YOUR TASK:
Write out the opening lines of the data word for word, up to and including the line with "const FONT = 'Liberation Serif';", and leave every picture and every later line out.

MATERIAL PROVIDED:
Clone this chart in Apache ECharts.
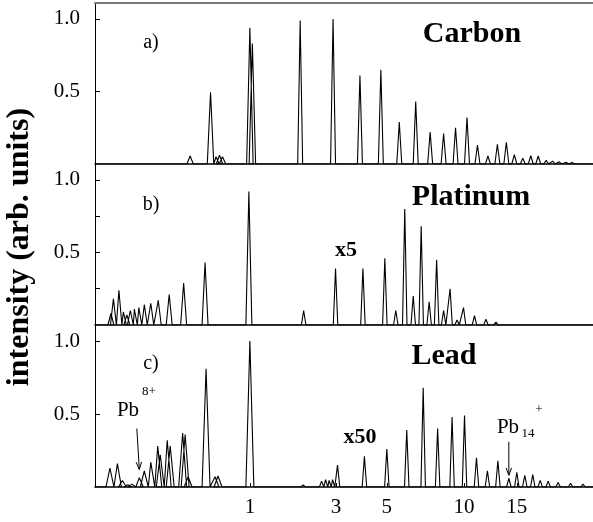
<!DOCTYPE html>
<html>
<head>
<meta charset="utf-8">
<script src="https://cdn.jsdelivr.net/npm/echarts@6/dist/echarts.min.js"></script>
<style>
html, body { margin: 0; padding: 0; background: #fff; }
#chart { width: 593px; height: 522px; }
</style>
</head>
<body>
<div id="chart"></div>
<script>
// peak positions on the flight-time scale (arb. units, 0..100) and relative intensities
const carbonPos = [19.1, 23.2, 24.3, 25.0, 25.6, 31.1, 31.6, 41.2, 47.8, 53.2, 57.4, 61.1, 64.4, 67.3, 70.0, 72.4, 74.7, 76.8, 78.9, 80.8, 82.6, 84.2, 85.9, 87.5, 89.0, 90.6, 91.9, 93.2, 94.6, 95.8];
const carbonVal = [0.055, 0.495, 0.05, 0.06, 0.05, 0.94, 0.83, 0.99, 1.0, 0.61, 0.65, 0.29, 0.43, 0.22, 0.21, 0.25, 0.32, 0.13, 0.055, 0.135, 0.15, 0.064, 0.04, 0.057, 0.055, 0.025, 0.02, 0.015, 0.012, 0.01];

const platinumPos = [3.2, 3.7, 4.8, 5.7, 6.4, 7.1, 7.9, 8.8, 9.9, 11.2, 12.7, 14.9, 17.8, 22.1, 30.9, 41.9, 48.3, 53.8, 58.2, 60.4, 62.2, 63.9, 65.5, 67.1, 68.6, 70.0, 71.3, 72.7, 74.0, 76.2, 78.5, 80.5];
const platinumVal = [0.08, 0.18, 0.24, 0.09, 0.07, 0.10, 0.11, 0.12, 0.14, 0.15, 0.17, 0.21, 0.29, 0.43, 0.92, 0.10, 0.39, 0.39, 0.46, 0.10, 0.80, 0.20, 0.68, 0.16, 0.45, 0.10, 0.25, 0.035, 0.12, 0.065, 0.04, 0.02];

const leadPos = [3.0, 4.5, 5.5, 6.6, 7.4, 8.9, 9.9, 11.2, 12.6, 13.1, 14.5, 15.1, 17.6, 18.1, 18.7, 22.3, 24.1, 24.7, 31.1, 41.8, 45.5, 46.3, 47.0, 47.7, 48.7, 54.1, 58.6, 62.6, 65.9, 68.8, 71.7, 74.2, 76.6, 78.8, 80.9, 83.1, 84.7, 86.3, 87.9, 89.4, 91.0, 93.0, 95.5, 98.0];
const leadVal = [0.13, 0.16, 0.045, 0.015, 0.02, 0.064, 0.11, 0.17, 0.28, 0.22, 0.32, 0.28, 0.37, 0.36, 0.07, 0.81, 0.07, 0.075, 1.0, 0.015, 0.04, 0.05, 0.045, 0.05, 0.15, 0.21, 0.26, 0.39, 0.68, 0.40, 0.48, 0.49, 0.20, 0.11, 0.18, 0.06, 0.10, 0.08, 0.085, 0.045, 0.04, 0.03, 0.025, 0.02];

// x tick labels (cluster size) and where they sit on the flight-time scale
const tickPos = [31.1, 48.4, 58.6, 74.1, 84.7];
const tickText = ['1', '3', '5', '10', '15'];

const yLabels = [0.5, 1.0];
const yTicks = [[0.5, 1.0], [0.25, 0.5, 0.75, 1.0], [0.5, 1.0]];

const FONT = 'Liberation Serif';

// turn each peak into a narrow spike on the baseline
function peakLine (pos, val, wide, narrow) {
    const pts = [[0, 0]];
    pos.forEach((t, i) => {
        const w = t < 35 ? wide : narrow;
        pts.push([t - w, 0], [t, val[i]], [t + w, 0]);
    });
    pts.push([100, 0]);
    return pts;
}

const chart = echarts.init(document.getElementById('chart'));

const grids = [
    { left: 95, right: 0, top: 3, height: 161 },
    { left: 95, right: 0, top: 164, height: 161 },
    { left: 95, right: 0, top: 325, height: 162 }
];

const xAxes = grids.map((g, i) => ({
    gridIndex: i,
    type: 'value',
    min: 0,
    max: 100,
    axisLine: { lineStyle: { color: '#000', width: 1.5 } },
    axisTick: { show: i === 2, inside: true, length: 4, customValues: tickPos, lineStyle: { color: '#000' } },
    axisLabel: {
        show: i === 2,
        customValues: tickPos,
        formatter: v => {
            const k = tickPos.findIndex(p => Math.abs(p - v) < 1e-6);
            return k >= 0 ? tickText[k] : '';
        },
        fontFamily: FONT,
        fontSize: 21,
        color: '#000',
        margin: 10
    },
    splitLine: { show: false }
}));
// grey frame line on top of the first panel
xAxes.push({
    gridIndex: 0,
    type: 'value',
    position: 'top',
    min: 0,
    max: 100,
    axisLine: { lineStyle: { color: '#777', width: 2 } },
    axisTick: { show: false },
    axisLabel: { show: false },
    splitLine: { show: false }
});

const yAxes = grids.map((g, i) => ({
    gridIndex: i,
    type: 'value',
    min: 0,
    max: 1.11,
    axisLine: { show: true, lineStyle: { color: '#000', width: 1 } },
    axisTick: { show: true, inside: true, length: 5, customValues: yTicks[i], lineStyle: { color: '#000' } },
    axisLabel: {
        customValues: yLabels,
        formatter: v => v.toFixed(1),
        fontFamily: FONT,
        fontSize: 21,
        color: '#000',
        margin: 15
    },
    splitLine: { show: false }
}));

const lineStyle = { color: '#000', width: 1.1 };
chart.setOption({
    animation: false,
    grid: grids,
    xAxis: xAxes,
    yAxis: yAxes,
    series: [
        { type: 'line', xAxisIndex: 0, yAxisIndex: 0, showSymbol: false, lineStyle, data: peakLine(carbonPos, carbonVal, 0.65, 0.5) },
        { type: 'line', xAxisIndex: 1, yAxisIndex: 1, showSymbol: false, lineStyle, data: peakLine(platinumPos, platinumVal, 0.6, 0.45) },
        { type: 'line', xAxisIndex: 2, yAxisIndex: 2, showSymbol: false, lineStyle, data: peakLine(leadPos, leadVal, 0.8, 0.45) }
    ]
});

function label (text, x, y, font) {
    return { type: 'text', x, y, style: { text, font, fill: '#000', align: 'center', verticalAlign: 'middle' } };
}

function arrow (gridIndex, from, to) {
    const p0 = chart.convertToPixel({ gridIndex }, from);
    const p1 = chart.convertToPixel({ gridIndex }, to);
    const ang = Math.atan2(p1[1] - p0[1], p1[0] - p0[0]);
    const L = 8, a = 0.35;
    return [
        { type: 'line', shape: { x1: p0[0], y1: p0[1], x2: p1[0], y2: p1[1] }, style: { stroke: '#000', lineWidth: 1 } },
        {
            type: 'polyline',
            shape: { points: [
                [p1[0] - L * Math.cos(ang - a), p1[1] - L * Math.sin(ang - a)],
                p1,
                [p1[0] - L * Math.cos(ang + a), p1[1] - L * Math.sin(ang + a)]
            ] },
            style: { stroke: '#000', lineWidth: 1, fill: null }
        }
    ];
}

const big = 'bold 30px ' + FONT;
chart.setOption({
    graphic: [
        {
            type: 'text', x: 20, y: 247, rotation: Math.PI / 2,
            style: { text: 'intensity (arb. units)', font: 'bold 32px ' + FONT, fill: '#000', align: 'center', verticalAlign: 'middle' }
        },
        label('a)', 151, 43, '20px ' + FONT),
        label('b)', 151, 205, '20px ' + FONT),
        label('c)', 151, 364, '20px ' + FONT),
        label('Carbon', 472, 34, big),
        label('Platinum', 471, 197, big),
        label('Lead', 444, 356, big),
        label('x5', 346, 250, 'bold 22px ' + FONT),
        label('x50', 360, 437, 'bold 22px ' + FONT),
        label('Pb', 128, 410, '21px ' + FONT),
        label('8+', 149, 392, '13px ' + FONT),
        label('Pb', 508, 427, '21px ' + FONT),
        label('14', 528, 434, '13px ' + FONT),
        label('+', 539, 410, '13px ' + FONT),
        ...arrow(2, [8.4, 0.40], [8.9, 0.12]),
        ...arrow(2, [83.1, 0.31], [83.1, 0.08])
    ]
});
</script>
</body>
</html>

THE RESPONSE:
Clone this chart in Apache ECharts.
<!DOCTYPE html>
<html>
<head>
<meta charset="utf-8">
<script src="https://cdn.jsdelivr.net/npm/echarts@6/dist/echarts.min.js"></script>
<style>
html, body { margin: 0; padding: 0; background: #fff; }
#chart { width: 593px; height: 522px; }
</style>
</head>
<body>
<div id="chart"></div>
<script>
// peak positions on the flight-time scale (arb. units, 0..100) and relative intensities
const carbonPos = [19.1, 23.2, 24.3, 25.0, 25.6, 31.1, 31.6, 41.2, 47.8, 53.2, 57.4, 61.1, 64.4, 67.3, 70.0, 72.4, 74.7, 76.8, 78.9, 80.8, 82.6, 84.2, 85.9, 87.5, 89.0, 90.6, 91.9, 93.2, 94.6, 95.8];
const carbonVal = [0.055, 0.495, 0.05, 0.06, 0.05, 0.94, 0.83, 0.99, 1.0, 0.61, 0.65, 0.29, 0.43, 0.22, 0.21, 0.25, 0.32, 0.13, 0.055, 0.135, 0.15, 0.064, 0.04, 0.057, 0.055, 0.025, 0.02, 0.015, 0.012, 0.01];

const platinumPos = [3.2, 3.7, 4.8, 5.7, 6.4, 7.1, 7.9, 8.8, 9.9, 11.2, 12.7, 14.9, 17.8, 22.1, 30.9, 41.9, 48.3, 53.8, 58.2, 60.4, 62.2, 63.9, 65.5, 67.1, 68.6, 70.0, 71.3, 72.7, 74.0, 76.2, 78.5, 80.5];
const platinumVal = [0.08, 0.18, 0.24, 0.09, 0.07, 0.10, 0.11, 0.12, 0.14, 0.15, 0.17, 0.21, 0.29, 0.43, 0.92, 0.10, 0.39, 0.39, 0.46, 0.10, 0.80, 0.20, 0.68, 0.16, 0.45, 0.10, 0.25, 0.035, 0.12, 0.065, 0.04, 0.02];

const leadPos = [3.0, 4.5, 5.5, 6.6, 7.4, 8.9, 9.9, 11.2, 12.6, 13.1, 14.5, 15.1, 17.6, 18.1, 18.7, 22.3, 24.1, 24.7, 31.1, 41.8, 45.5, 46.3, 47.0, 47.7, 48.7, 54.1, 58.6, 62.6, 65.9, 68.8, 71.7, 74.2, 76.6, 78.8, 80.9, 83.1, 84.7, 86.3, 87.9, 89.4, 91.0, 93.0, 95.5, 98.0];
const leadVal = [0.13, 0.16, 0.045, 0.015, 0.02, 0.064, 0.11, 0.17, 0.28, 0.22, 0.32, 0.28, 0.37, 0.36, 0.07, 0.81, 0.07, 0.075, 1.0, 0.015, 0.04, 0.05, 0.045, 0.05, 0.15, 0.21, 0.26, 0.39, 0.68, 0.40, 0.48, 0.49, 0.20, 0.11, 0.18, 0.06, 0.10, 0.08, 0.085, 0.045, 0.04, 0.03, 0.025, 0.02];

// x tick labels (cluster size) and where they sit on the flight-time scale
const tickPos = [31.1, 48.4, 58.6, 74.1, 84.7];
const tickText = ['1', '3', '5', '10', '15'];

const yLabels = [0.5, 1.0];
const yTicks = [[0.5, 1.0], [0.25, 0.5, 0.75, 1.0], [0.5, 1.0]];

const FONT = 'Liberation Serif';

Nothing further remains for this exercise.